* SET TASK *
Print the lines of the listing below verbatim from its first line through the line bearing "plt.rcParams['font.family'] = ['Lato', 'DejaVu". Any pictures are to be omitted.

* DATA BLOCK *

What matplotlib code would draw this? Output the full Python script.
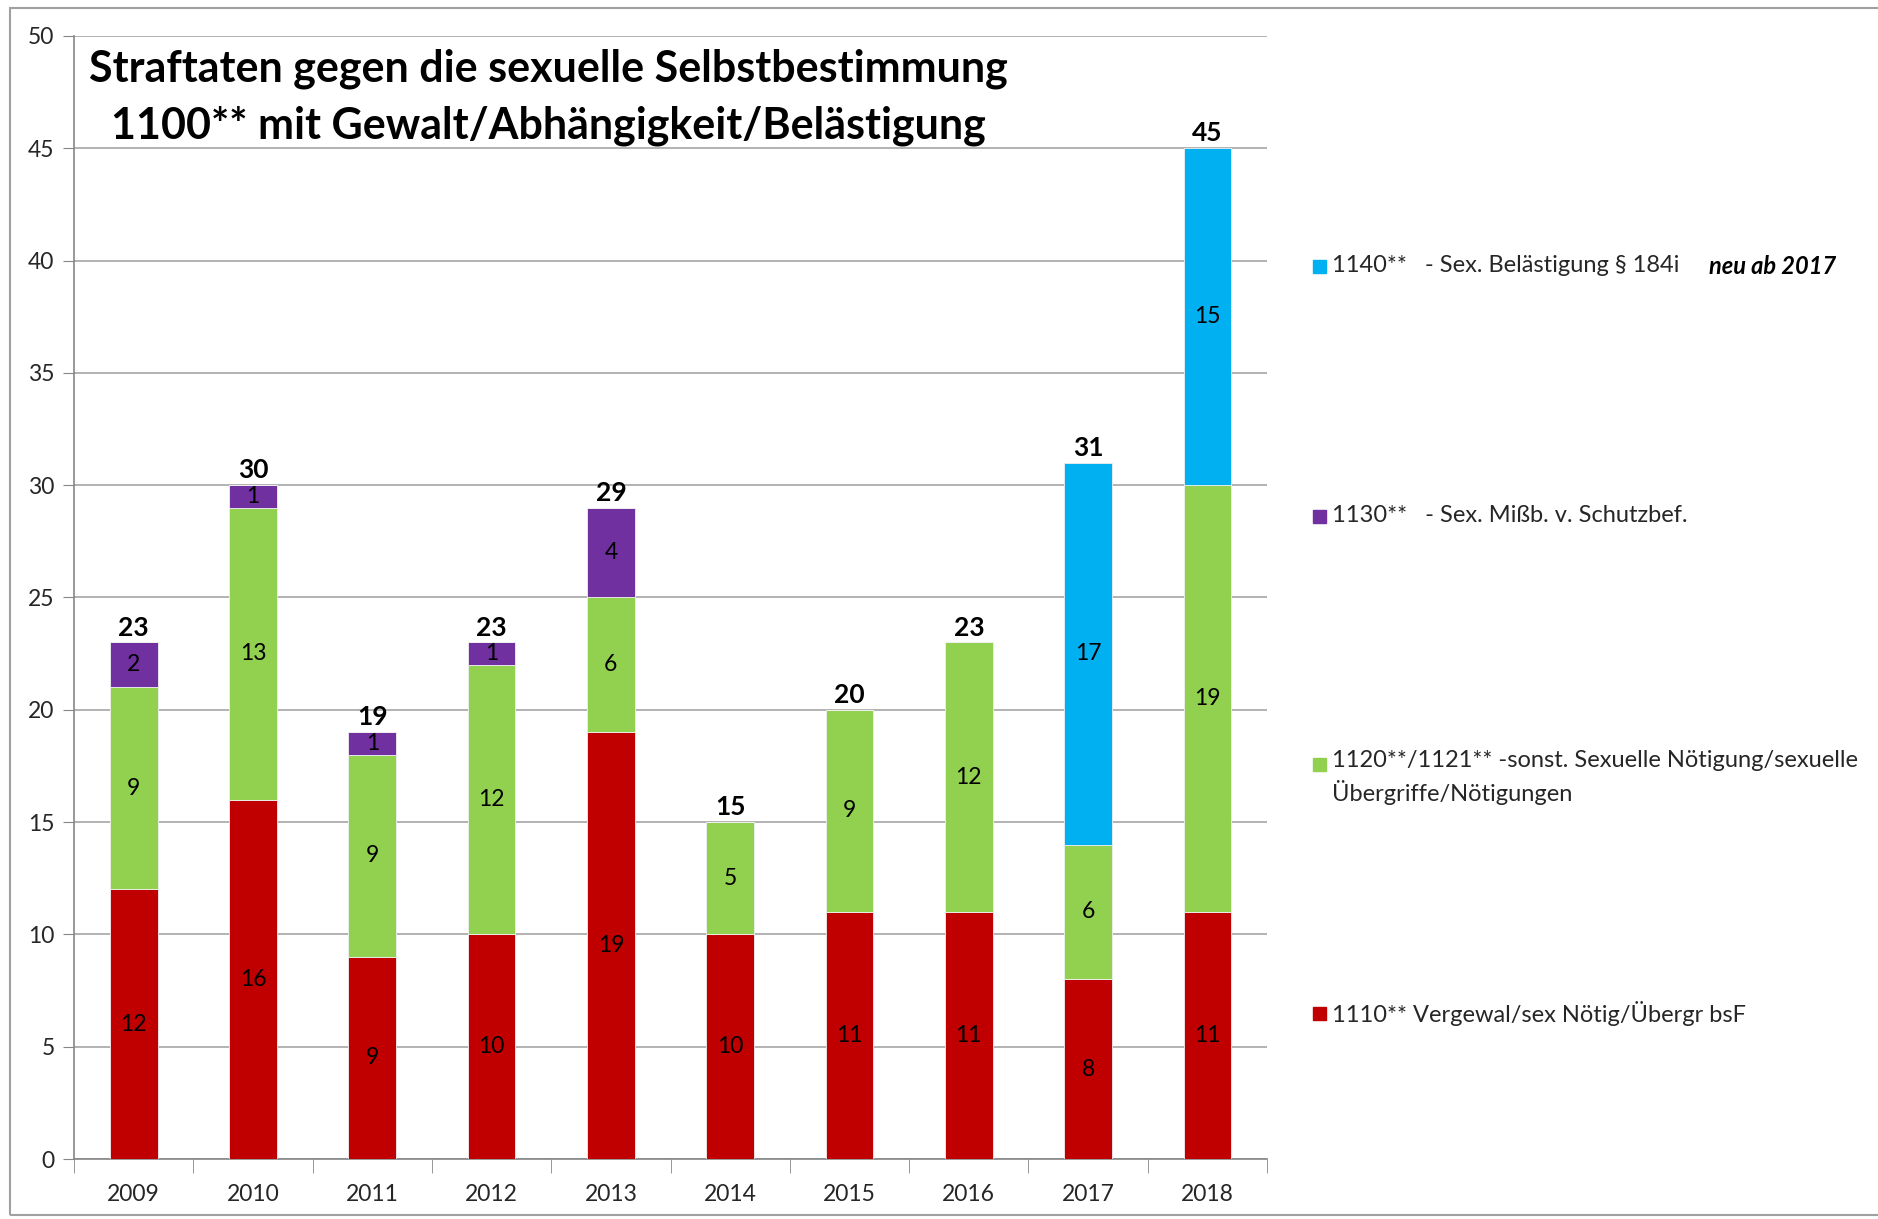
import numpy as np
import matplotlib.pyplot as plt
from matplotlib.patches import Rectangle

plt.rcParams['font.family'] = ['Lato', 'DejaVu Sans']

# Daten
jahre = ['2009', '2010', '2011', '2012', '2013', '2014', '2015', '2016', '2017', '2018']
vergewaltigung = [12, 16, 9, 10, 19, 10, 11, 11, 8, 11]      # 1110**
noetigung = [9, 13, 9, 12, 6, 5, 9, 12, 6, 19]              # 1120**/1121**
missbrauch = [2, 1, 1, 1, 4, 0, 0, 0, 0, 0]                 # 1130**
belaestigung = [0, 0, 0, 0, 0, 0, 0, 0, 17, 15]             # 1140**

serien = [
    ('1110** Vergewal/sex Nötig/Übergr bsF', vergewaltigung, '#C00000'),
    ('1120**/1121** -sonst. Sexuelle Nötigung/sexuelle\nÜbergriffe/Nötigungen', noetigung, '#92D050'),
    ('1130**   - Sex. Mißb. v. Schutzbef.', missbrauch, '#7030A0'),
    ('1140**   - Sex. Belästigung § 184i', belaestigung, '#00B0F0'),
]

fig = plt.figure(figsize=(18.78, 12.19), dpi=100)
ax = fig.add_axes([0.0394, 0.0492, 0.6353, 0.9213])

x = np.arange(len(jahre))
unten = np.zeros(len(jahre))
container = []
for name, werte, farbe in serien:
    werte = np.array(werte, dtype=float)
    c = ax.bar(x, werte, 0.4, bottom=unten, color=farbe, edgecolor='#f0f0f0',
               linewidth=0.6, zorder=3)
    labels = [str(int(v)) if v > 0 else '' for v in werte]
    ax.bar_label(c, labels=labels, label_type='center', fontsize=16.5, color='black')
    container.append(c)
    unten = unten + werte

# Summen oben
summen = [str(int(s)) for s in unten]
ax.bar_label(container[-1], labels=summen, padding=2, fontsize=19,
             fontweight='bold', color='black')

ax.set_xlim(-0.5, len(jahre) - 0.5)
ax.set_ylim(0, 50)
ax.set_yticks(range(0, 51, 5))
ax.set_xticks(x)
ax.set_xticklabels(jahre)
ax.set_xticks(np.arange(-0.5, len(jahre), 1), minor=True)
ax.tick_params(axis='x', which='major', length=0, pad=18, labelsize=16.5, labelcolor='#262626')
ax.tick_params(axis='x', which='minor', length=10, color='#868686', direction='out')
ax.tick_params(axis='y', length=8, color='#868686', labelsize=16.5, labelcolor='#262626', pad=6)
ax.grid(axis='y', color='#A6A6A6', linewidth=1.2, zorder=0)
for s in ['top', 'right']:
    ax.spines[s].set_visible(False)
for s in ['left', 'bottom']:
    ax.spines[s].set_color('#868686')
    ax.spines[s].set_linewidth(1.2)

# Titel
fig.text(0.2918, 0.920, 'Straftaten gegen die sexuelle Selbstbestimmung\n1100** mit Gewalt/Abhängigkeit/Belästigung',
         ha='center', va='center', fontsize=31, fontweight='bold', linespacing=1.5)

# Legende (manuell, von oben nach unten)
leg_y = [1 - 266 / 1219, 1 - 516 / 1219, 1 - 764 / 1219, 1 - 1013 / 1219]
for (name, werte, farbe), y in zip(serien[::-1], leg_y):
    fig.patches.append(Rectangle((1313 / 1878, y - 7 / 1219), 13 / 1878, 13 / 1219,
                                 transform=fig.transFigure, color=farbe))
    mehrzeilig = '\n' in name
    fig.text(1332 / 1878, y + (14 / 1219 if mehrzeilig else 0), name, ha='left',
             va='top' if mehrzeilig else 'center',
             fontsize=17, color='#262626', linespacing=1.45)
fig.text(1709 / 1878, leg_y[0], 'neu ab 2017', ha='left', va='center', fontsize=17,
         fontweight='bold', fontstyle='italic', color='black')

# Rahmen
fig.patches.append(Rectangle((10 / 1878, 4 / 1219), 1900 / 1878, 1207 / 1219,
                             transform=fig.transFigure, fill=False, edgecolor='#A0A0A0',
                             linewidth=1.5))

fig.savefig('out.png', dpi=100)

* WRITTEN SOLUTION *
What matplotlib code would draw this? Output the full Python script.
import numpy as np
import matplotlib.pyplot as plt
from matplotlib.patches import Rectangle

plt.rcParams['font.family'] = ['Lato', 'DejaVu Sans']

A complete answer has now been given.